TASK INPUT:

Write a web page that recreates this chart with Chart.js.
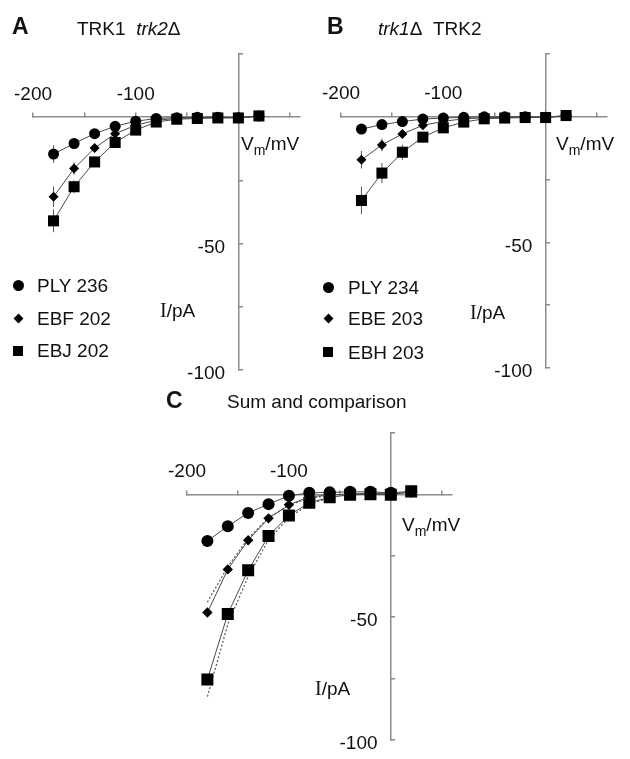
<!DOCTYPE html>
<html><head><meta charset="utf-8">
<script src="https://cdn.jsdelivr.net/npm/chart.js@4/dist/chart.umd.min.js"></script>
<style>
html,body{margin:0;padding:0;background:#fff}
body{width:630px;height:759px;position:relative;overflow:hidden;font-family:"Liberation Sans",Arial,Helvetica,sans-serif;color:#111}
canvas{position:absolute}
.t{position:absolute;white-space:nowrap;line-height:1;font-size:19px}
.b{font-weight:bold;font-size:23px}
.i{font-style:italic}
.serif{font-family:"Liberation Serif","Times New Roman",serif;font-size:20px}
sub{font-size:14px;vertical-align:-5px;line-height:0}
.mk{position:absolute;background:#000}
</style></head><body>
<canvas id="cA" width="315" height="390" style="left:0;top:0"></canvas>
<canvas id="cB" width="315" height="390" style="left:315px;top:0"></canvas>
<canvas id="cC" width="330" height="380" style="left:150px;top:379px"></canvas>

<div class="t b" style="left:12px;top:15px">A</div>
<div class="t" style="left:77px;top:19px">TRK1&nbsp; <span class="i">trk2</span>Δ</div>
<div class="t b" style="left:327px;top:15px">B</div>
<div class="t" style="left:378px;top:19px"><span class="i">trk1</span>Δ&nbsp; TRK2</div>
<div class="t b" style="left:166px;top:389px">C</div>
<div class="t" style="left:227px;top:392px">Sum and comparison</div>

<div class="t" style="left:241px;top:134px">V<sub>m</sub>/mV</div>
<div class="t" style="left:556px;top:134px">V<sub>m</sub>/mV</div>
<div class="t" style="left:402px;top:515px">V<sub>m</sub>/mV</div>
<div class="t" style="left:160px;top:300px"><span class="serif">I</span>/pA</div>
<div class="t" style="left:470px;top:302px"><span class="serif">I</span>/pA</div>
<div class="t" style="left:315px;top:678px"><span class="serif">I</span>/pA</div>

<div class="mk" style="left:13px;top:280px;width:11px;height:11px;border-radius:50%"></div>
<div class="t" style="left:37px;top:276px">PLY 236</div>
<div class="mk" style="left:15px;top:315px;width:7px;height:7px;transform:rotate(45deg)"></div>
<div class="t" style="left:37px;top:309px">EBF 202</div>
<div class="mk" style="left:13px;top:346px;width:10px;height:10px"></div>
<div class="t" style="left:37px;top:341px">EBJ 202</div>

<div class="mk" style="left:323px;top:282px;width:11px;height:11px;border-radius:50%"></div>
<div class="t" style="left:348px;top:278px">PLY 234</div>
<div class="mk" style="left:325px;top:315px;width:7px;height:7px;transform:rotate(45deg)"></div>
<div class="t" style="left:348px;top:309px">EBE 203</div>
<div class="mk" style="left:323px;top:347px;width:10px;height:10px"></div>
<div class="t" style="left:348px;top:343px">EBH 203</div>

<script>
// ---- data ----
const voltages = [-180, -160, -140, -120, -100, -80, -60, -40, -20, 0, 20];
const xTickVals = [-200, -150, -100, -50, 0, 50];
const xLabelVals = [-200, -100];
const yTickVals = [25, 0, -25, -50, -75, -100];
const yLabelVals = [-50, -100];

// Panel A: TRK1 trk2Δ
const aPLY236 = [-14.6, -10.4, -6.5, -3.6, -1.6, -0.5, -0.2, 0.0, 0.0, -0.2, 0.5];
const aEBF202 = [-31.5, -20.3, -12.2, -6.5, -3.2, -1.2, -0.5, -0.2, 0.0, -0.2, 0.3];
const aEBJ202 = [-41.0, -27.5, -17.7, -10.0, -5.1, -1.9, -0.8, -0.5, -0.3, -0.3, 0.5];
const aPLY236err = [3.5, 1.5, 1.0, 0.8, 0.5, 0, 0, 0, 0, 0, 0];
const aEBF202err = [4.0, 2.5, 1.5, 1.0, 0.8, 0.5, 0, 0, 0, 0, 0];
const aEBJ202err = [4.5, 2.5, 2.0, 1.5, 1.0, 0.5, 0, 0, 0, 0, 0];

// Panel B: trk1Δ TRK2
const bPLY234 = [-4.9, -3.1, -1.9, -0.9, -0.5, -0.2, 0.0, 0.0, 0.0, -0.2, 0.5];
const bEBE203 = [-17.1, -11.2, -6.8, -3.4, -1.8, -0.8, -0.4, -0.2, 0.0, -0.2, 0.3];
const bEBH203 = [-33.3, -22.4, -14.1, -8.1, -4.4, -2.1, -0.8, -0.5, -0.3, -0.3, 0.5];
const bPLY234err = [1.5, 1.0, 0.5, 0, 0, 0, 0, 0, 0, 0, 0];
const bEBE203err = [3.5, 2.5, 1.5, 1.0, 0.5, 0, 0, 0, 0, 0, 0];
const bEBH203err = [5.5, 4.0, 3.0, 2.0, 1.0, 0.5, 0, 0, 0, 0, 0];

// Panel C: sum and comparison
const cCircle  = [-19.0, -13.0, -7.6, -4.0, -0.6, 0.6, 0.8, 1.0, 1.0, 0.6, 1.2];
const cDiamond = [-48.2, -30.6, -18.7, -9.8, -4.3, -1.0, -0.3, 0.2, 0.4, 0.2, 0.8];
const cSquare  = [-75.5, -48.8, -31.0, -17.0, -8.6, -3.4, -1.2, -0.2, 0.0, -0.2, 1.2];
const sumVolts = [-180, -160, -140, -120, -100, -80, -60];
const cDiamondSum = [-44.0, -29.5, -18.0, -9.5, -4.5, -1.5, -0.5];
const cSquareSum  = [-82.5, -53.0, -33.5, -18.5, -9.5, -4.0, -1.5];

// ---- styling ----
const axisCol = '#8c8c8c';
const lineCol = '#4a4a4a';
Chart.defaults.font.family = '"Liberation Sans", Arial, sans-serif';
Chart.defaults.color = '#111';

const errorBars = {
  id: 'errorBars',
  beforeDatasetsDraw(chart) {
    const {ctx, scales: {x, y}} = chart;
    ctx.save();
    ctx.strokeStyle = '#555';
    ctx.lineWidth = 1;
    chart.data.datasets.forEach(ds => {
      if (!ds.errors) return;
      ds.data.forEach((p, i) => {
        const e = ds.errors[i];
        if (!e) return;
        const px = x.getPixelForValue(p.x);
        ctx.beginPath();
        ctx.moveTo(px, y.getPixelForValue(p.y - e));
        ctx.lineTo(px, y.getPixelForValue(p.y + e));
        ctx.stroke();
      });
    });
    ctx.restore();
  }
};

function pts(xs, ys) { return xs.map((v, i) => ({x: v, y: ys[i]})); }

function series(ys, style, r, errs) {
  return {
    data: pts(voltages, ys), errors: errs,
    pointStyle: style, pointRadius: r, pointHoverRadius: r,
    pointBackgroundColor: '#000', pointBorderColor: '#000', pointBorderWidth: 0,
    borderColor: lineCol, borderWidth: 1, tension: 0, fill: false
  };
}
function dotted(ys) {
  return {
    data: pts(sumVolts, ys), pointRadius: 0, borderColor: '#555',
    borderWidth: 1.2, borderDash: [2, 2], tension: 0, fill: false
  };
}

function scales(labelPadX) {
  return {
    x: {
      type: 'linear', min: -200, max: 60, position: {y: 0},
      afterBuildTicks: s => { s.ticks = xTickVals.map(v => ({value: v})); },
      afterFit: s => { s.height = 0; },
      grid: {drawOnChartArea: false, drawTicks: true, tickLength: -5, color: axisCol, lineWidth: 1.5},
      border: {color: axisCol, width: 1.5},
      ticks: {autoSkip: false, maxRotation: 0, padding: labelPadX, font: {size: 19}, color: '#111',
        callback: v => xLabelVals.includes(v) ? String(v) : ''}
    },
    y: {
      type: 'linear', min: -100, max: 25, position: {x: 0},
      afterBuildTicks: s => { s.ticks = yTickVals.map(v => ({value: v})); },
      afterFit: s => { s.width = 0; },
      grid: {drawOnChartArea: false, drawTicks: true, tickLength: -5, color: axisCol, lineWidth: 1.5},
      border: {color: axisCol, width: 1.5},
      ticks: {autoSkip: false, padding: 8, labelOffset: 4, font: {size: 19}, color: '#111',
        callback: v => yLabelVals.includes(v) ? String(v) + '\u2002\u2009' : ''}
    }
  };
}

function make(id, datasets, pad, plugins) {
  return new Chart(document.getElementById(id), {
    type: 'line',
    data: {datasets},
    options: {
      responsive: false, animation: false, events: [],
      layout: {padding: pad},
      plugins: {legend: {display: false}, tooltip: {enabled: false}, title: {display: false}},
      scales: scales(-29)
    },
    plugins
  });
}

make('cA', [
  series(aPLY236, 'circle', 5.5, aPLY236err),
  series(aEBF202, 'rectRot', 5, aEBF202err),
  series(aEBJ202, 'rect', 7.8, aEBJ202err)
], {left: 33, right: 15, top: 54, bottom: 20}, [errorBars]);

make('cB', [
  series(bPLY234, 'circle', 5.5, bPLY234err),
  series(bEBE203, 'rectRot', 5, bEBE203err),
  series(bEBH203, 'rect', 7.8, bEBH203err)
], {left: 26, right: 23, top: 54, bottom: 22}, [errorBars]);

make('cC', [
  series(cCircle, 'circle', 6, null),
  series(cDiamond, 'rectRot', 5.2, null),
  series(cSquare, 'rect', 8.5, null),
  dotted(cDiamondSum),
  dotted(cSquareSum)
], {left: 37, right: 28, top: 54, bottom: 14}, []);
</script>
</body></html>
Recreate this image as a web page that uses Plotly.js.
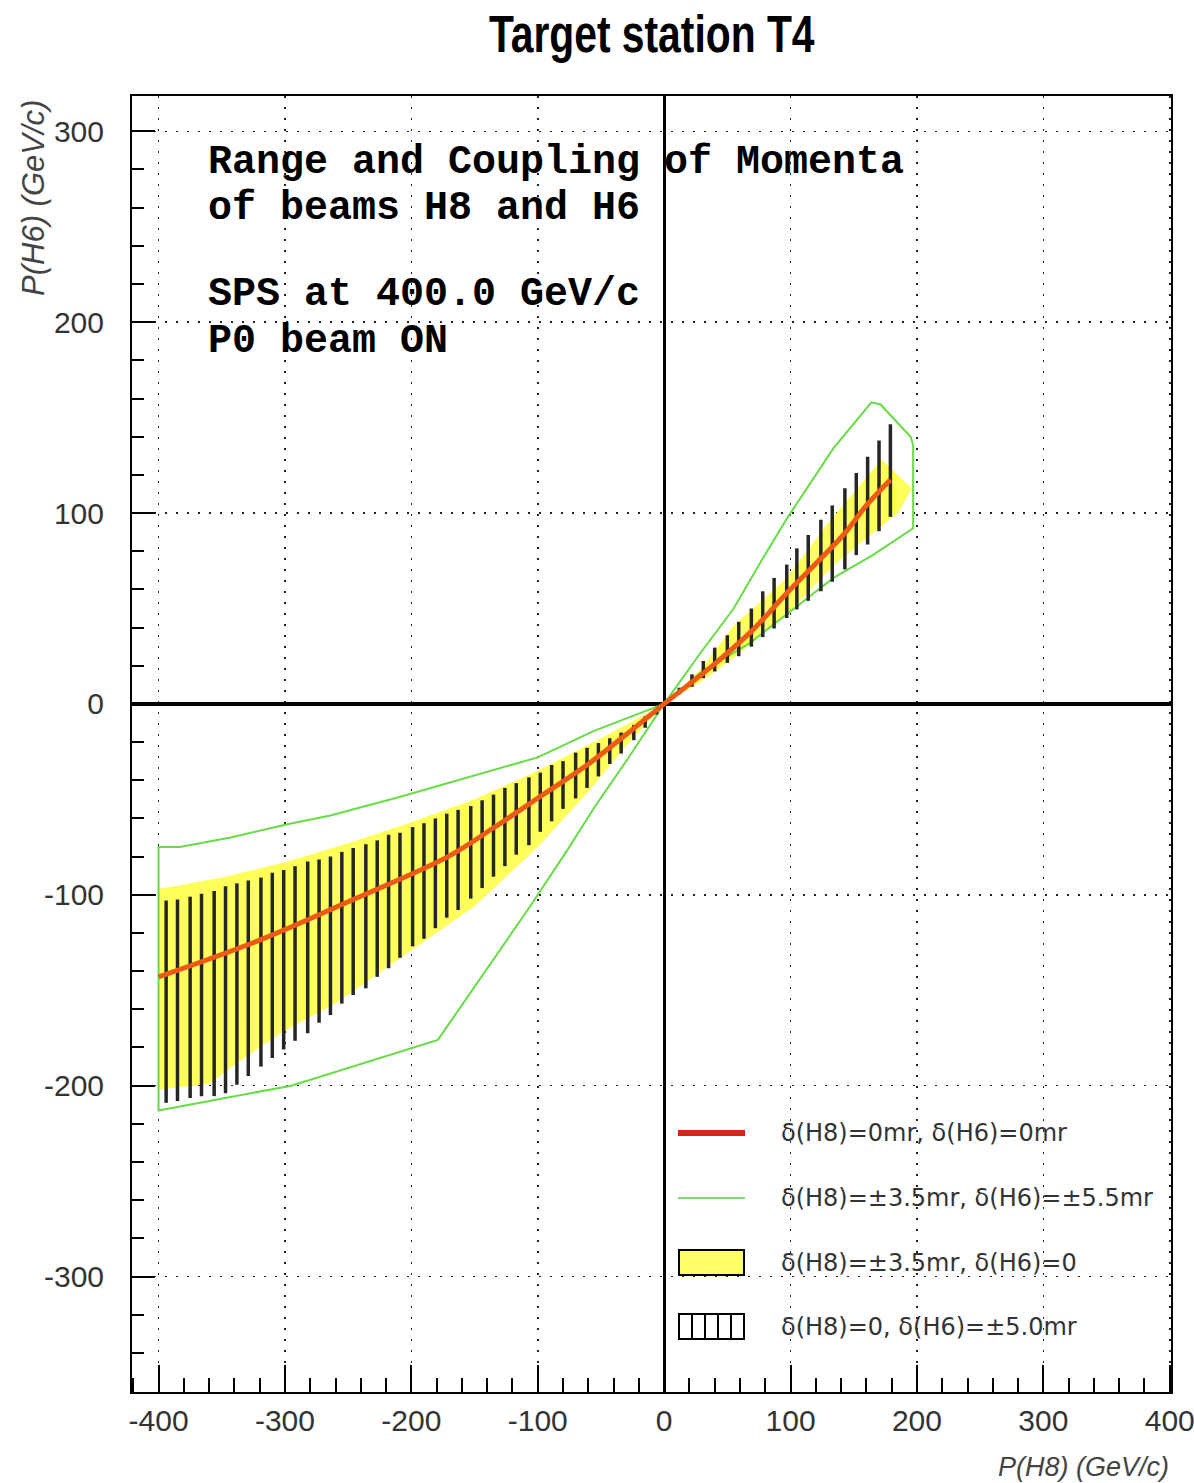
<!DOCTYPE html>
<html><head><meta charset="utf-8">
<script src="https://cdn.plot.ly/plotly-3.0.1.min.js"></script>
<style>html,body{margin:0;padding:0;background:#fff}#chart{width:1194px;height:1483px}</style>
</head><body><div id="chart"></div>
<script>
// Central curve: delta(H8)=0, delta(H6)=0
const redX = [-400,-319,-246,-171,-134,-98,-61,-30,0,40,69,97,123,143,160,179];
const redY = [-143,-123.5,-102.5,-80,-64.5,-48.5,-32,-16,0,21,38,58,75.5,89.5,104,117.5];

// Envelope: delta(H8)=±3.5mr, delta(H6)=±5.5mr (negative branch, closed)
const greenNegX = [0,-29,-55,-100,-208,-264,-298,-343,-383,-400,-400,-295,-203,-179,-106,-77,-55,-29,0];
const greenNegY = [0,-7.5,-14,-28,-48.5,-58.5,-63,-70,-75,-75,-213,-200,-181,-176,-106,-77,-54,-29,0];
// positive branch, closed
const greenPosX = [0,28,55,76,97,134,164,171,195,197,197,165,134,68,28,0];
const greenPosY = [0,26,50,74,97,134,158,157,140,135.5,92,78,66,32,16,0];

// Band: delta(H8)=±3.5mr, delta(H6)=0
const yellowNegX = [-400,-350,-300,-250,-200,-150,-100,-50,0,-30,-60,-100,-150,-200,-260,-300,-340,-360,-400];
const yellowNegY = [-97,-91,-83,-73,-62,-50,-35,-18,0,-22,-46,-75,-106,-129,-157,-171,-189,-199,-202];
const yellowPosX = [0,30,55,97,130,160,172,196,185,170,155,135,97,55,30,0];
const yellowPosY = [0,19,41,66,95,119,128,113,100,92,84,73,47,24,12,0];

// Ranges: delta(H8)=0, delta(H6)=±5.0mr
const barX = [-394,-385,-375,-366,-356,-347,-338,-329,-319,-310,-301,-292,-282,-273,-264,-255,-246,-236,-227,-218,-209,-199,-190,-181,-172,-163,-153,-144,-135,-126,-117,-107,-98,-89,-80,-70,-61,-52,-43,-34,-24,-15,-6,
              12,22,31,40,50,59,69,78,87,97,105,114,124,133,143,152,161,170,179];
const barHigh = [-103,-102.5,-101,-99.5,-98,-95.5,-94,-92.5,-91,-88.5,-87,-85,-82.5,-81.5,-80,-77.5,-75.5,-73.5,-71.5,-68.5,-67.5,-64.5,-62.5,-60,-57.5,-55.5,-53.5,-50.5,-47.5,-44,-41.5,-38.5,-36,-32,-30,-25.5,-23,-20.5,-18,-15,-11,-6.5,-2.5,
                 8.5,15.5,22.5,29.5,36,43,50,59,66,73,81.5,88.5,96.5,104,113,121,129.5,138,146.5];
const barLow = [-209,-208,-206.5,-205.5,-205.5,-204,-199.5,-195,-190,-185.5,-181,-176.5,-172.5,-167,-163,-157,-152.5,-149,-143,-138.5,-133,-127,-123,-117.5,-112,-108,-102,-96.5,-90.5,-85,-79,-74,-67,-61.5,-55,-49.5,-44,-38,-31.5,-26,-19,-12.5,-5.5,
                5,9,13.5,17,21.5,25,30,35,39.5,45,49.5,54,59,64,70.5,78,83.5,90.5,98];

const xTicks = [-400,-300,-200,-100,0,100,200,300,400];
const yTicks = [-300,-200,-100,0,100,200,300];

const legendLabels = ['δ(H8)=0mr, δ(H6)=0mr','δ(H8)=±3.5mr, δ(H6)=±5.5mr','δ(H8)=±3.5mr, δ(H6)=0','δ(H8)=0, δ(H6)=±5.0mr'];
const infoLines = ['Range and Coupling of Momenta','of beams H8 and H6','SPS at 400.0 GeV/c','P0 beam ON'];

// build bar segments
const segX = [], segY = [];
barX.forEach((x,i)=>{ segX.push(x,x,null); segY.push(barLow[i],barHigh[i],null); });

const YEL = '#ffff5c', GRN = '#66dd44';
const traces = [
  {x:yellowNegX,y:yellowNegY,mode:'lines',fill:'toself',fillcolor:YEL,line:{width:0,color:YEL},name:legendLabels[2],hoverinfo:'skip'},
  {x:yellowPosX,y:yellowPosY,mode:'lines',fill:'toself',fillcolor:YEL,line:{width:0,color:YEL},name:legendLabels[2],hoverinfo:'skip'},
  {x:greenNegX,y:greenNegY,mode:'lines',line:{color:GRN,width:2},name:legendLabels[1]},
  {x:greenPosX,y:greenPosY,mode:'lines',line:{color:GRN,width:2},name:legendLabels[1]},
  {x:segX,y:segY,mode:'lines',line:{color:'#262626',width:3.5},name:legendLabels[3],connectgaps:false},
  {x:redX,y:redY,mode:'lines',line:{color:'#ec5a16',width:5,shape:'spline'},name:legendLabels[0]}
];

// plot-area mapping for legend placement (paper coords)
const L=132, R=1171, T=96, B=1392;
const px = v => (v-L)/(R-L);
const py = v => (B-v)/(B-T);

const shapes = [
  {type:'line',xref:'paper',yref:'paper',x0:px(678),x1:px(745),y0:py(1133),y1:py(1133),line:{color:'#e0201b',width:6}},
  {type:'line',xref:'paper',yref:'paper',x0:px(678),x1:px(745),y0:py(1198),y1:py(1198),line:{color:'#7fd96a',width:2}},
  {type:'rect',xref:'paper',yref:'paper',x0:px(679),x1:px(744),y0:py(1275),y1:py(1250),fillcolor:'#ffff66',line:{color:'#000',width:2}},
  {type:'rect',xref:'paper',yref:'paper',x0:px(679),x1:px(744),y0:py(1339),y1:py(1314),fillcolor:'#fff',line:{color:'#000',width:2}}
];
[692,705,718,731].forEach(v=>shapes.push({type:'line',xref:'paper',yref:'paper',x0:px(v),x1:px(v),y0:py(1339),y1:py(1314),line:{color:'#000',width:2}}));

const annotations = [];
const legY = [1133,1198,1263,1327];
legendLabels.forEach((t,i)=>annotations.push({xref:'paper',yref:'paper',x:px(779),y:py(legY[i]),xanchor:'left',yanchor:'middle',showarrow:false,text:t,font:{family:'DejaVu Sans, sans-serif',size:24,color:'#333'}}));
const infoYpx = [162,208,295,341];
infoLines.forEach((t,i)=>annotations.push({xref:'paper',yref:'paper',x:px(206),y:py(infoYpx[i]),xanchor:'left',yanchor:'middle',showarrow:false,text:'<b>'+t+'</b>',font:{family:'Liberation Mono, Courier New, monospace',size:40,color:'#000'}}));
// axis titles
annotations.push({xref:'paper',yref:'paper',x:1.0,y:py(1467),xanchor:'right',yanchor:'middle',showarrow:false,text:'<i>P(H8) (GeV/c)</i>',font:{family:'Liberation Sans, sans-serif',size:27,color:'#444'}});
annotations.push({xref:'paper',yref:'paper',x:px(33),y:py(198),xanchor:'center',yanchor:'middle',textangle:-90,showarrow:false,text:'<i>P(H6) (GeV/c)</i>',font:{family:'Liberation Sans, sans-serif',size:31,color:'#444'}});

const tickFont = {family:'Liberation Sans, sans-serif',size:30,color:'#333'};
const layout = {
  width:1194,height:1483,
  margin:{l:L,r:1194-R,t:T,b:1483-B},
  paper_bgcolor:'#fff',plot_bgcolor:'#fff',
  showlegend:false,
  title:{text:'<b>Target station T4</b>',font:{family:'Liberation Sans, sans-serif',size:51,color:'#000'},x:651.7/1194,xref:'container',xanchor:'center',y:1-34/1483,yref:'container',yanchor:'middle'},
  xaxis:{range:[-421,401],tickvals:xTicks,ticktext:xTicks.map(String),ticks:'inside',ticklen:27,tickwidth:2,tickcolor:'#000',
    minor:{dtick:20,tick0:0,ticks:'inside',ticklen:14,tickwidth:2,tickcolor:'#000',showgrid:false},
    showline:true,linecolor:'#000',linewidth:2,mirror:true,
    showgrid:true,gridcolor:'#222',gridwidth:1.6,griddash:'2px,9px',
    zeroline:true,zerolinecolor:'#000',zerolinewidth:3,
    tickfont:tickFont,ticklabelstandoff:1,ticklabeloverflow:'allow',fixedrange:true},
  yaxis:{range:[-360.5,318.5],tickvals:yTicks,ticktext:yTicks.map(String),ticks:'inside',ticklen:23,tickwidth:2,tickcolor:'#000',
    minor:{dtick:20,tick0:0,ticks:'inside',ticklen:12,tickwidth:2,tickcolor:'#000',showgrid:false},
    showline:true,linecolor:'#000',linewidth:2,mirror:true,
    showgrid:true,gridcolor:'#222',gridwidth:1.6,griddash:'2px,9px',
    zeroline:true,zerolinecolor:'#000',zerolinewidth:4,
    tickfont:tickFont,ticklabelstandoff:20,ticklabeloverflow:'allow',fixedrange:true},
  shapes:shapes,
  annotations:annotations
};
Plotly.newPlot('chart',traces,layout,{displayModeBar:false,staticPlot:true}).then(()=>{
  // condense the title horizontally, as in the reference's narrow bold face
  const t = document.querySelector('.gtitle');
  if (t) {
    const cx = parseFloat(t.getAttribute('x')) || 651.7;
    const s = 0.8;
    t.setAttribute('transform', 'translate(' + (cx*(1-s)) + ',0) scale(' + s + ',1)');
  }
});
</script></body></html>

EXERCISE TASK:
Pull every line containing the word "that" out of the material and copy it.

FINAL RESULT:
Write a web page that recreates this chart with Chart.js.
Recreate this image as a web page that uses Plotly.js.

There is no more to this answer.